Como cualquier otro lapsus, el de Hernández fue revelador. Lo puso en evidencia. Delató algo que también se manifiesta una y otra vez en su actitud ante los demás. Conocemos una grabación en la que Hernández amenaza a un cliente: “siga jodiendo y le pego su tiro”. En otra ocasión fue suspendido por insultar y agredir en público a un concejal que se atrevió a evocar la corrupción de su familia. Hernández también ofende y humilla constantemente a grandes grupos de personas: bomberos estigmatizados como “gordos” y “barrigones”, inmigrantes venezolanas degradadas a la condición de “fábrica de hacer niños pobres”, trabajadoras sexuales insultadas al describir a un rival que estaría “más manoseado que una prostituta”.
Hernández parece tener dificultades con lo femenino.
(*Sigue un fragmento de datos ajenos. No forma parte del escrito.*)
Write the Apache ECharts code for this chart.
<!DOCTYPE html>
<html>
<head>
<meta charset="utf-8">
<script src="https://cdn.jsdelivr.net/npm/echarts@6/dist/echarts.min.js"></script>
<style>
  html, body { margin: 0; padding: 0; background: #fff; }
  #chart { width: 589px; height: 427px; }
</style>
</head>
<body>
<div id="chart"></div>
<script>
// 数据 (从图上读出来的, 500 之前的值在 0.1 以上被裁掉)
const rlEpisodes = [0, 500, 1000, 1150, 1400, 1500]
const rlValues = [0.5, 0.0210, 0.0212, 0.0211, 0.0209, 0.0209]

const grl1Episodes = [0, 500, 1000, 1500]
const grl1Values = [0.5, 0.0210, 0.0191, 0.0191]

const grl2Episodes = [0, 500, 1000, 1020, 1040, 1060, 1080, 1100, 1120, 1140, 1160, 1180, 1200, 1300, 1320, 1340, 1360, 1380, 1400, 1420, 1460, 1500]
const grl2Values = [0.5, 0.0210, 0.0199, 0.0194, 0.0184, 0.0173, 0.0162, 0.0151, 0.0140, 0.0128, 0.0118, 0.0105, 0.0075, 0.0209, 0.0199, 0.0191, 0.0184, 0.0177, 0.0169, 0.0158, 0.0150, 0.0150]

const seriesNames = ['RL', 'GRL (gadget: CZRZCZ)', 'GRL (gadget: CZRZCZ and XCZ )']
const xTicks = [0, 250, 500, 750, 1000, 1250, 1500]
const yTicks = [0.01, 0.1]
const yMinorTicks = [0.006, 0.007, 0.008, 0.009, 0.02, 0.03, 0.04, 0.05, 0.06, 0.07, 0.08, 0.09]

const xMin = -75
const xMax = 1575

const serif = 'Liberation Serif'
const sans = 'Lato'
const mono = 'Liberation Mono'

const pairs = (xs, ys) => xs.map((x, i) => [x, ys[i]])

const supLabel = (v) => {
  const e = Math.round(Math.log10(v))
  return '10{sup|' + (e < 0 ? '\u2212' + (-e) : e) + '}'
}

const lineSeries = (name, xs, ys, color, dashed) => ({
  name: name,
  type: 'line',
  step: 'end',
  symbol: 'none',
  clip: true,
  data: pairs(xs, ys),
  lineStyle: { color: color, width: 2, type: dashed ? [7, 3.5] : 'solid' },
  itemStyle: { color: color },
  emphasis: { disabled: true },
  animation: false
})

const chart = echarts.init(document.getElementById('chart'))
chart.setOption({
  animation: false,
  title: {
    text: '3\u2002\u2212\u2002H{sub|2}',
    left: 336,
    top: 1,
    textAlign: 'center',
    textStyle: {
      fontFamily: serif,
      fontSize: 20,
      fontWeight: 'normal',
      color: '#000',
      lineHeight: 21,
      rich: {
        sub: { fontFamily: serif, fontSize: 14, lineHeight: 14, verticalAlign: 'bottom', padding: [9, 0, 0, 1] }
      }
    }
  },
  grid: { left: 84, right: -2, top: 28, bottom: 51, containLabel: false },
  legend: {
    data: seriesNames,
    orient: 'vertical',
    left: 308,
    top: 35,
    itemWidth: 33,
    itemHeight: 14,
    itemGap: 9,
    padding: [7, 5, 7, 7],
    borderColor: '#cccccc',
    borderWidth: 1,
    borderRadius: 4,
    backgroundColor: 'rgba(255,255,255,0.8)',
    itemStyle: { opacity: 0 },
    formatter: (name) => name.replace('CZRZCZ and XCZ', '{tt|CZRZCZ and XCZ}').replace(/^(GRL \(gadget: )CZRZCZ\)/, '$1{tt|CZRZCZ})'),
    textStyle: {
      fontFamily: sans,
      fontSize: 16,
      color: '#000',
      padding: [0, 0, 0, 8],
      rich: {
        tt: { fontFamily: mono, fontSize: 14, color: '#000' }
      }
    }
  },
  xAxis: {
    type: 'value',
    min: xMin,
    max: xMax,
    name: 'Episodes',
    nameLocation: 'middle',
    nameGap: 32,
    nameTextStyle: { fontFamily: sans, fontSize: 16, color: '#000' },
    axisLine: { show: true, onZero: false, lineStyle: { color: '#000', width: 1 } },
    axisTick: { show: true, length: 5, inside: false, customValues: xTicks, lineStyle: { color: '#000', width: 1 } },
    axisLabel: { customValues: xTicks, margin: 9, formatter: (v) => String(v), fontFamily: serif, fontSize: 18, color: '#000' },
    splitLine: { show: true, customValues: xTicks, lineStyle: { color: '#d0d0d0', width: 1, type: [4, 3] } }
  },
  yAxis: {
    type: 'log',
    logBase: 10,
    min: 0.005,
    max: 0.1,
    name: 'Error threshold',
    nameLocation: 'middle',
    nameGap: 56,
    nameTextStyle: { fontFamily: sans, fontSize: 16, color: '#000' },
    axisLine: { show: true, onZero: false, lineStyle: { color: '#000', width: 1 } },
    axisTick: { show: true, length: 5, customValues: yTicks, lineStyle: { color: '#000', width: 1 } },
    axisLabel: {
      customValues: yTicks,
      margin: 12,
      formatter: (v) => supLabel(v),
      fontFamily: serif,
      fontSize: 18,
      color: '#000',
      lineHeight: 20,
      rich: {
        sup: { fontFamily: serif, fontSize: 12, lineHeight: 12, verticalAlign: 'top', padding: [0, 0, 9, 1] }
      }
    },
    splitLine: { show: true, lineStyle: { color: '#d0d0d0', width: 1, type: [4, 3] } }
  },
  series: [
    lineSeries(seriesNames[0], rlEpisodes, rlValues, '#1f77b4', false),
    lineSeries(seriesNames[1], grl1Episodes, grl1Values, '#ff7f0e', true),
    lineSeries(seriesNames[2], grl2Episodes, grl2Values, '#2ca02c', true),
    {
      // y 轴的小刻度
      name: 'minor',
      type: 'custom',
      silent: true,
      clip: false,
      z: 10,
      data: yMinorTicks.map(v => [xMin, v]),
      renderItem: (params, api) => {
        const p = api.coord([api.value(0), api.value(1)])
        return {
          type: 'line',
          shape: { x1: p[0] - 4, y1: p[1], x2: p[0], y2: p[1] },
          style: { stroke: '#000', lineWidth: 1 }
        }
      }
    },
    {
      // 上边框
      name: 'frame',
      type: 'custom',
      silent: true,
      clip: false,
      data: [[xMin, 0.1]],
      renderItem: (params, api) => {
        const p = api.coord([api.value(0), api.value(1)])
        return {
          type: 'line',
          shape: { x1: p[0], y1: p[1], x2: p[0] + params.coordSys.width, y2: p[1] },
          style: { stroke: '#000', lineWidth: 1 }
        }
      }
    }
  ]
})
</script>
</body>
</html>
Recientemente confesó que su “ideal sería que las mujeres se dedicaran a la crianza de sus hijos”. Parece muy interesado en el tema de la feminidad, pero niega la existencia de los feminicidios, que serían un ejemplo de cómo “se inventan delitos”.
Los razonamientos, los discursos y los actos de Hernández constituyen un ejemplo elocuente del ideario de la actual extrema derecha. Como los demás ultraderechistas del mundo, el colombiano exhibe su desprecio hacia la inmensa mayoría de la sociedad, en su caso mujeres, trabajadoras sexuales, inmigrantes venezolanas, empleados públicos y clases populares. Tan sólo unos pocos empresarios pudientes de sexo masculino parecen escapar a este desprecio generalizado.
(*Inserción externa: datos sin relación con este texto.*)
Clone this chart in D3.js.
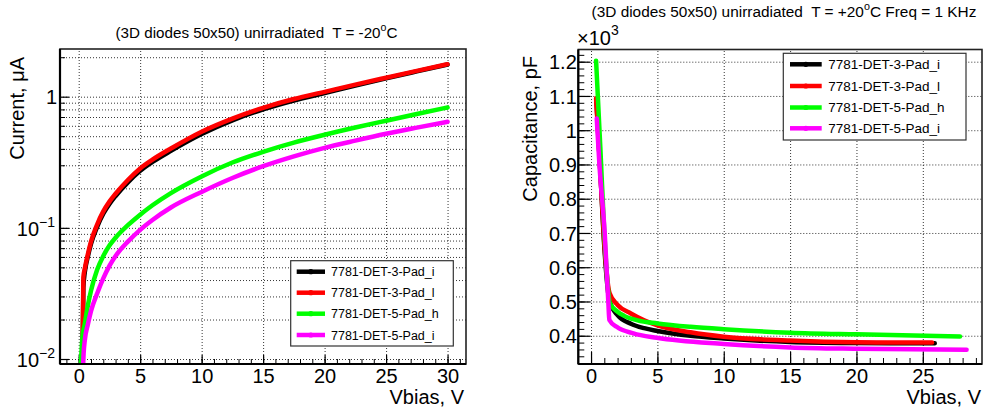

La actitud obscenamente despreciativa de Hernández refleja una representación del mundo en la que no sólo cada uno está por encima o por debajo de los demás en una estratificación vertical, sino que siempre son los más los que están por debajo de los menos en una estructura perfectamente piramidal. Esta estructura tendría que asegurar la derrota de Hernández al privarlo de los votos de la base mayoritaria de la pirámide, pero sabemos que un gran sector de la base prefiere condenarse a seguir cargando toda la pirámide antes que admitir que está cargándola y que forma parte de su base. La falta de conciencia de clase no deja de ser un factor decisivo para el triunfo de las fuerzas derechistas en el mundo.
Si la derecha es efectivamente la opción política por la desigualdad, como lo han reconocido MacIver, Laponce, Bobbio y otros expertos, entonces únicamente los menos, los de arriba, deberían votar por ella, dado que tan sólo ellos resultan globalmente beneficiados por la desigualdad. La izquierda estaría siempre segura de su triunfo, pues contaría con los votos de los más, de los de abajo. Si esto no sucede, es en gran medida porque muchos de los de abajo ignoran dónde están y qué significan para ellos las opciones del espectro político.